#### The exercise:
Starting at the top of the listing, extract every line up to and including the one with "(533,8) -- (533,621);". Pictures stay out of the copy.

--------

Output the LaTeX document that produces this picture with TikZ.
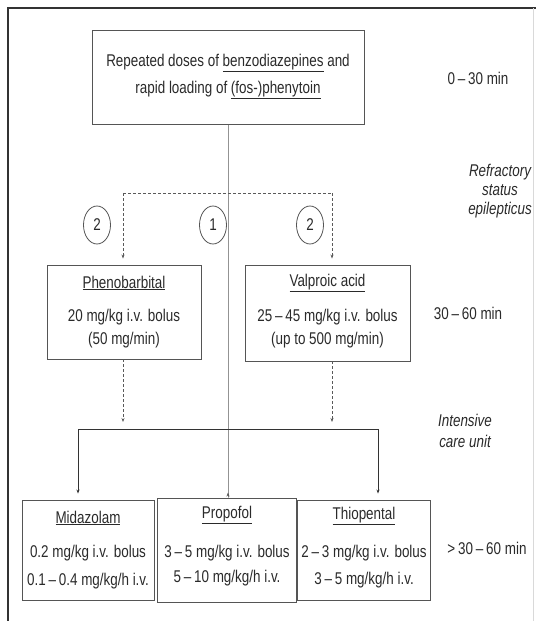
\documentclass[tikz,border=0pt]{standalone}
\usepackage{fontspec}
\setmainfont{Liberation Sans}[FakeStretch=0.79]
\usetikzlibrary{arrows.meta,shapes.geometric}
\definecolor{ink}{HTML}{2A2A2A}
\definecolor{frame}{HTML}{555555}
\begin{document}
\begin{tikzpicture}[x=1pt,y=-1pt,
  font=\fontsize{17}{20}\selectfont,
  box/.style={draw=frame, line width=0.9pt, rectangle, inner sep=0pt},
  txt/.style={text=ink, inner sep=0pt},
  side/.style={text=ink, inner sep=0pt, align=center},
  num/.style={draw=frame, line width=0.8pt, ellipse, inner sep=0pt, minimum width=27pt, minimum height=38pt, text=ink},
  conn/.style={draw=black!65, line width=0.6pt},
  dsh/.style={conn, dash pattern=on 3pt off 2pt},
  tip/.style={-{Stealth[length=4pt,width=3pt]}}
]
\useasboundingbox (0,0) rectangle (536,621);
% outer frame
\draw[line width=2pt, black!80] (8,621) -- (8,8) -- (536,8);
\draw[line width=0.8pt, black!15] (533,8) -- (533,621);

% boxes
\node[box, minimum width=272pt, minimum height=94pt] (top) at (228,77) {};
\node[box, minimum width=154pt, minimum height=94pt] (pheno) at (124,312) {};
\node[box, minimum width=165pt, minimum height=96pt] (valp) at (327.5,313) {};
\node[box, minimum width=132pt, minimum height=100pt] (mida) at (88,550) {};
\node[box, minimum width=139pt, minimum height=104pt] (prop) at (227,550) {};
\node[box, minimum width=133pt, minimum height=100pt] (thio) at (364,550) {};

% texts in boxes
\node[txt] (t1) at (228,63) {Repeated doses of \underline{benzodiazepines} and};
\node[txt] (t2) at (228,90) {rapid loading of \underline{(fos-)phenytoin}};

\node[txt] (p1) at (124,283) {\underline{Phenobarbital}};
\node[txt] (p2) at (124,317) {20 mg/kg i.v. bolus};
\node[txt] (p3) at (124,340) {(50 mg/min)};

\node[txt] (v1) at (327.5,283) {\underline{Valproic acid}};
\node[txt] (v2) at (327.5,317) {25\,–\,45 mg/kg i.v. bolus};
\node[txt] (v3) at (327.5,340) {(up to 500 mg/min)};

\node[txt] (m1) at (88,518) {\underline{Midazolam}};
\node[txt] (m2) at (88,553) {0.2 mg/kg i.v. bolus};
\node[txt] (m3) at (88,581) {0.1\,–\,0.4 mg/kg/h i.v.};

\node[txt] (r1) at (227,515) {\underline{Propofol}};
\node[txt] (r2) at (227,553) {3\,–\,5 mg/kg i.v. bolus};
\node[txt] (r3) at (227,578) {5\,–\,10 mg/kg/h i.v.};

\node[txt] (h1) at (364,516) {\underline{Thiopental}};
\node[txt] (h2) at (364,553) {2\,–\,3 mg/kg i.v. bolus};
\node[txt] (h3) at (364,580) {3\,–\,5 mg/kg/h i.v.};

% numbered circles
\node[num] (c2l) at (97,225) {2};
\node[num] (c1) at (213,225) {1};
\node[num] (c2r) at (310,225) {2};

% side labels
\node[side] (s1) at (478,78) {0\,–\,30 min};
\node[side, font=\fontsize{17}{19}\selectfont\itshape] (s2) at (500,191) {Refractory\\status\\epilepticus};
\node[side] (s3) at (468,313) {30\,–\,60 min};
\node[side, font=\fontsize{17}{21}\selectfont\itshape] (s4) at (465,431) {Intensive\\care unit};
\node[side] (s5) at (487,548) {>\,30\,–\,60 min};

% coordinates
\coordinate (dl) at (123,193);
\coordinate (dr) at (332,193);
\coordinate (hl) at (78,429);
\coordinate (hr) at (378,429);
\coordinate (pl) at (123,422);
\coordinate (pr) at (332,422);

% connectors
\draw[conn, tip] (top.south) -- (top.south |- prop.north) -- ++(0,-5);
\draw[dsh] (dl) -- (dr);
\draw[dsh, tip, shorten >=6pt] (dl) -- (dl |- pheno.north);
\draw[dsh, tip, shorten >=6pt] (dr) -- (dr |- valp.north);
\draw[dsh, tip] (dl |- pheno.south) -- (pl);
\draw[dsh, tip] (dr |- valp.south) -- (pr);
\draw[conn, line width=0.9pt, black!80] (hl) -- (hr);
\draw[conn, line width=0.9pt, black!80, tip, shorten >=6pt] (hl) -- (hl |- mida.north);
\draw[conn, line width=0.9pt, black!80, tip, shorten >=6pt] (hr) -- (hr |- thio.north);
\end{tikzpicture}
\end{document}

--------

#### Solution to the problem:
Output the LaTeX document that produces this picture with TikZ.
\documentclass[tikz,border=0pt]{standalone}
\usepackage{fontspec}
\setmainfont{Liberation Sans}[FakeStretch=0.79]
\usetikzlibrary{arrows.meta,shapes.geometric}
\definecolor{ink}{HTML}{2A2A2A}
\definecolor{frame}{HTML}{555555}
\begin{document}
\begin{tikzpicture}[x=1pt,y=-1pt,
  font=\fontsize{17}{20}\selectfont,
  box/.style={draw=frame, line width=0.9pt, rectangle, inner sep=0pt},
  txt/.style={text=ink, inner sep=0pt},
  side/.style={text=ink, inner sep=0pt, align=center},
  num/.style={draw=frame, line width=0.8pt, ellipse, inner sep=0pt, minimum width=27pt, minimum height=38pt, text=ink},
  conn/.style={draw=black!65, line width=0.6pt},
  dsh/.style={conn, dash pattern=on 3pt off 2pt},
  tip/.style={-{Stealth[length=4pt,width=3pt]}}
]
\useasboundingbox (0,0) rectangle (536,621);
% outer frame
\draw[line width=2pt, black!80] (8,621) -- (8,8) -- (536,8);
\draw[line width=0.8pt, black!15] (533,8) -- (533,621);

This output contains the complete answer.